* **What you need to do**: Quote, verbatim, all material below, without pictures.

* **Dataset excerpt**:
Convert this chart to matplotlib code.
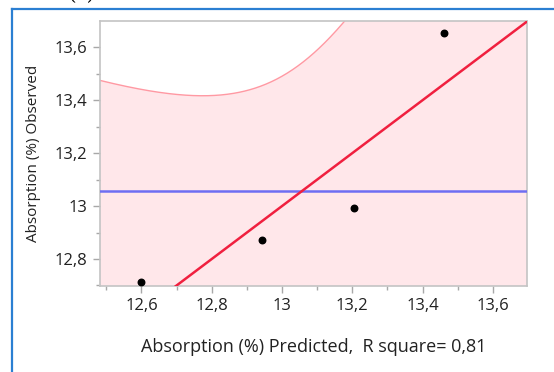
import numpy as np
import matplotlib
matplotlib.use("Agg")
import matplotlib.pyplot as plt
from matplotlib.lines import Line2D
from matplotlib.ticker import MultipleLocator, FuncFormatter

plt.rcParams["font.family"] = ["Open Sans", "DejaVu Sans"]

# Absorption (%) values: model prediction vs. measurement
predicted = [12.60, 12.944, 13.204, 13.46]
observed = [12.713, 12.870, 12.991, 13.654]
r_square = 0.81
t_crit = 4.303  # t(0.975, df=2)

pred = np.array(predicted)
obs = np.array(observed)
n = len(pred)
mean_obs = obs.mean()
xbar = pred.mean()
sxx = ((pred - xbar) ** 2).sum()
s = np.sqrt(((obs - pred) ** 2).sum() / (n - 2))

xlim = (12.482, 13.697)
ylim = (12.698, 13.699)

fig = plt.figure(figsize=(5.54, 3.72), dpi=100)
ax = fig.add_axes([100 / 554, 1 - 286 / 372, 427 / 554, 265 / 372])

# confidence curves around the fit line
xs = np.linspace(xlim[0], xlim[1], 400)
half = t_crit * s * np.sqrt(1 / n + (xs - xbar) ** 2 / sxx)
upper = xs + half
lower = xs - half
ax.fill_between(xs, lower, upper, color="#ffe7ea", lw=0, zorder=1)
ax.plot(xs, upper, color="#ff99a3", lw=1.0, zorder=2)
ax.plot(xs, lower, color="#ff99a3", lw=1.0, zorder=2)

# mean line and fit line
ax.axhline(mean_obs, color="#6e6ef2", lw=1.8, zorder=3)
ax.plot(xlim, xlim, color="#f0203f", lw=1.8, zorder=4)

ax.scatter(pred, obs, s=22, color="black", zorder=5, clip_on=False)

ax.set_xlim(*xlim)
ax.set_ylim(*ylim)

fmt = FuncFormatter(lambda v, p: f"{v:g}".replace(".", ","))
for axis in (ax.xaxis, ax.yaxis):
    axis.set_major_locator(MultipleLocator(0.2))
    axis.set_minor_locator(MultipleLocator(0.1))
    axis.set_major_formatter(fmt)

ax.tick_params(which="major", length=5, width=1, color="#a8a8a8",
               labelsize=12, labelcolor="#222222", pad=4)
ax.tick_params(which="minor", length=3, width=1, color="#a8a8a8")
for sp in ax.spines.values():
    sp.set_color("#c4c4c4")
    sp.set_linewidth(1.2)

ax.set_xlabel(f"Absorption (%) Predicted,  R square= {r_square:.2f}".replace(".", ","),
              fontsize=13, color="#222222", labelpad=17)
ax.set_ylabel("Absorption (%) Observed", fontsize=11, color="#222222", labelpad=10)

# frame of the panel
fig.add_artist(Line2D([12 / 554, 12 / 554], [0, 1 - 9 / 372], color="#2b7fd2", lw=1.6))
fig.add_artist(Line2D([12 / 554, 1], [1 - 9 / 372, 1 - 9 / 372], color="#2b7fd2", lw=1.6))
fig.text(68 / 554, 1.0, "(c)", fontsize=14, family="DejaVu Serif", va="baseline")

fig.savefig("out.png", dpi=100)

* **Finished exercise**:
Convert this chart to matplotlib code.
import numpy as np
import matplotlib
matplotlib.use("Agg")
import matplotlib.pyplot as plt
from matplotlib.lines import Line2D
from matplotlib.ticker import MultipleLocator, FuncFormatter

plt.rcParams["font.family"] = ["Open Sans", "DejaVu Sans"]

# Absorption (%) values: model prediction vs. measurement
predicted = [12.60, 12.944, 13.204, 13.46]
observed = [12.713, 12.870, 12.991, 13.654]
r_square = 0.81
t_crit = 4.303  # t(0.975, df=2)

pred = np.array(predicted)
obs = np.array(observed)
n = len(pred)
mean_obs = obs.mean()
xbar = pred.mean()
sxx = ((pred - xbar) ** 2).sum()
s = np.sqrt(((obs - pred) ** 2).sum() / (n - 2))

xlim = (12.482, 13.697)
ylim = (12.698, 13.699)

fig = plt.figure(figsize=(5.54, 3.72), dpi=100)
ax = fig.add_axes([100 / 554, 1 - 286 / 372, 427 / 554, 265 / 372])

# confidence curves around the fit line
xs = np.linspace(xlim[0], xlim[1], 400)
half = t_crit * s * np.sqrt(1 / n + (xs - xbar) ** 2 / sxx)
upper = xs + half
lower = xs - half
ax.fill_between(xs, lower, upper, color="#ffe7ea", lw=0, zorder=1)
ax.plot(xs, upper, color="#ff99a3", lw=1.0, zorder=2)
ax.plot(xs, lower, color="#ff99a3", lw=1.0, zorder=2)

# mean line and fit line
ax.axhline(mean_obs, color="#6e6ef2", lw=1.8, zorder=3)
ax.plot(xlim, xlim, color="#f0203f", lw=1.8, zorder=4)

ax.scatter(pred, obs, s=22, color="black", zorder=5, clip_on=False)

ax.set_xlim(*xlim)
ax.set_ylim(*ylim)

fmt = FuncFormatter(lambda v, p: f"{v:g}".replace(".", ","))
for axis in (ax.xaxis, ax.yaxis):
    axis.set_major_locator(MultipleLocator(0.2))
    axis.set_minor_locator(MultipleLocator(0.1))
    axis.set_major_formatter(fmt)

ax.tick_params(which="major", length=5, width=1, color="#a8a8a8",
               labelsize=12, labelcolor="#222222", pad=4)
ax.tick_params(which="minor", length=3, width=1, color="#a8a8a8")
for sp in ax.spines.values():
    sp.set_color("#c4c4c4")
    sp.set_linewidth(1.2)

ax.set_xlabel(f"Absorption (%) Predicted,  R square= {r_square:.2f}".replace(".", ","),
              fontsize=13, color="#222222", labelpad=17)
ax.set_ylabel("Absorption (%) Observed", fontsize=11, color="#222222", labelpad=10)

# frame of the panel
fig.add_artist(Line2D([12 / 554, 12 / 554], [0, 1 - 9 / 372], color="#2b7fd2", lw=1.6))
fig.add_artist(Line2D([12 / 554, 1], [1 - 9 / 372, 1 - 9 / 372], color="#2b7fd2", lw=1.6))
fig.text(68 / 554, 1.0, "(c)", fontsize=14, family="DejaVu Serif", va="baseline")

fig.savefig("out.png", dpi=100)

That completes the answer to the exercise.